Estate of Fairchild v. Commissioner, 24 T.C. 408 (1955): Estate Tax Applicability to U.S. Citizens Domiciled in the Virgin Islands

Estate of Arthur S. Fairchild, Deceased, Homer D. Wheaton and Bank of New York (formerly Bank of New York and Fifth Avenue Bank), Executors, Petitioner, v. Commissioner of Internal Revenue, Respondent, 24 T.C. 408 (1955)

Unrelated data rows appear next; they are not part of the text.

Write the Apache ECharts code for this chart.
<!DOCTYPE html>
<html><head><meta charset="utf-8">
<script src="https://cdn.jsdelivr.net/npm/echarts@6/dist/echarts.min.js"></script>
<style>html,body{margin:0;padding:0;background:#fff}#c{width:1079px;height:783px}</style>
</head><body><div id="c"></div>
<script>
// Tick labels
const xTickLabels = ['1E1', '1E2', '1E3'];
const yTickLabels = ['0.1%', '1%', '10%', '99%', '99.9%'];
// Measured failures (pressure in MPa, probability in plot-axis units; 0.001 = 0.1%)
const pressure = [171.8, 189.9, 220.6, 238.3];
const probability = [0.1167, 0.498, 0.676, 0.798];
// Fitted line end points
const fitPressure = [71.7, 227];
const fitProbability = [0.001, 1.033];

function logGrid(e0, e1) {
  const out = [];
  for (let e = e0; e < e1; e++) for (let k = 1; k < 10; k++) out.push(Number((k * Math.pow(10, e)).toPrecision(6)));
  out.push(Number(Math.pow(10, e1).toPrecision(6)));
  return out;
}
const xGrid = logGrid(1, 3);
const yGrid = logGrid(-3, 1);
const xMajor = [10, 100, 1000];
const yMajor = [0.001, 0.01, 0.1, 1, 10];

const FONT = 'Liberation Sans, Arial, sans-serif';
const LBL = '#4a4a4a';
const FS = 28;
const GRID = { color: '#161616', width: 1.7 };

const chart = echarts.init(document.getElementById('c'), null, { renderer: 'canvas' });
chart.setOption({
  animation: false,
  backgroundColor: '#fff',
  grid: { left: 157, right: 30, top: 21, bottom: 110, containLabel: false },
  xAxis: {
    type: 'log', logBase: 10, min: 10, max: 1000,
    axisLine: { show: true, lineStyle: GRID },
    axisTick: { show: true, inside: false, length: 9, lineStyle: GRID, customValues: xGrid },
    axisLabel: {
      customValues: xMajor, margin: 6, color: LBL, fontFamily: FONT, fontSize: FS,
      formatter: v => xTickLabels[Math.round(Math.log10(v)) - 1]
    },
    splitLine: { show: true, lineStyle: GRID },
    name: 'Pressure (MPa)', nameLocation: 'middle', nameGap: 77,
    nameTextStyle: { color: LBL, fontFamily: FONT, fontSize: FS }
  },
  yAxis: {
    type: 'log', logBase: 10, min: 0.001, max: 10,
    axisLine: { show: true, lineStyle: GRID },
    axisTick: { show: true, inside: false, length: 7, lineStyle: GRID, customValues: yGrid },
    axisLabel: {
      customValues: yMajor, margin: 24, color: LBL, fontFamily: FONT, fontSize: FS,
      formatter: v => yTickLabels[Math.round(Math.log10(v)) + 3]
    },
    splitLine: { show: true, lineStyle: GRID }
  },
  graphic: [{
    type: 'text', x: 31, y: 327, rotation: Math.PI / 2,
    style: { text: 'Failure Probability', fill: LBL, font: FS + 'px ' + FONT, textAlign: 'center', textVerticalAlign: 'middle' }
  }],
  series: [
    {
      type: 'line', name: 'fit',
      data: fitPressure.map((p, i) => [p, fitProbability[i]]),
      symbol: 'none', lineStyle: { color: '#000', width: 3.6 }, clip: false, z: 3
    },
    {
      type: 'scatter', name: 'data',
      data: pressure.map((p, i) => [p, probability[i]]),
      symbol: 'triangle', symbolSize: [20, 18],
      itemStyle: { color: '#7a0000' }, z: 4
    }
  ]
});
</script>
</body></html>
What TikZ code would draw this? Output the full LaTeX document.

A U.S. citizen domiciled in the Virgin Islands is not subject to federal estate tax laws where the laws have not been explicitly extended to the territory.

Summary

The Estate of Arthur Fairchild challenged the Commissioner of Internal Revenue’s assessment of a federal estate tax deficiency. Fairchild, a U.S. citizen, had been domiciled in the Virgin Islands for over a decade prior to his death. The issue was whether the estate was subject to the federal estate tax. The Tax Court held that it was not, reasoning that the federal estate tax laws had not been explicitly extended to the Virgin Islands, an unincorporated territorial possession. The court referenced the Organic Act of the Virgin Islands and electoral ordinances, emphasizing the local autonomy in taxation matters. This decision aligns with the established principle that laws of general application do not apply to unincorporated territories without specific reference.

Facts

Arthur S. Fairchild, a U.S. citizen, was born in 1867 and died on February 10, 1951. Around November 1938, he established his domicile in St. Thomas, Virgin Islands, and maintained it until his death. His estate included real estate and personal property located in both the Virgin Islands and New York, valued at $521,212.60. His will was probated in both the Virgin Islands and New York, and Virgin Islands inheritance tax was paid. A federal estate tax return was filed, showing no tax due. The Commissioner determined a deficiency, arguing that Fairchild, as a U.S. citizen, was subject to the federal estate tax, regardless of his domicile.

Procedural History

The case was initially brought before the United States Tax Court following the Commissioner’s determination of an estate tax deficiency. The Tax Court considered the case and issued a ruling in favor of the estate, stating that no federal estate tax was due. The Commissioner’s determination was thus overturned.

Issue(s)

Whether a U.S. citizen domiciled in the Virgin Islands is subject to federal estate tax laws, despite the absence of explicit extension of those laws to the territory.

Holding

No, because the federal estate tax laws had not been explicitly extended to the Virgin Islands, an unincorporated territorial possession.

Court’s Reasoning

The court relied on the principle that U.S. laws of general application do not automatically apply to unincorporated territories like the Virgin Islands without specific statutory reference. It noted that the Organic Act of the Virgin Islands provided for local taxation and that the federal estate tax laws had never been specifically extended to the Virgin Islands, while the territory had its own inheritance tax laws. The court compared the situation to Puerto Rico, where a similar conclusion was reached. The court considered the right to vote conferred by the Organic Act and the Electoral Ordinance, concluding that Fairchild, despite being a U.S. citizen, had a similar relationship to the Virgin Islands as citizens in Puerto Rico, thus reinforcing the decision.

Practical Implications

This case clarifies the application of federal estate tax law to U.S. citizens residing in unincorporated U.S. territories, particularly the Virgin Islands. Attorneys should consider the domicile of the decedent and whether estate tax laws have been explicitly extended to the relevant territory. The case is precedent for the principle that federal tax laws do not apply to unincorporated territories absent a specific provision extending them. This is important when planning for estates with assets or domiciliaries in unincorporated territories. Cases involving similar fact patterns will be analyzed under the same rules.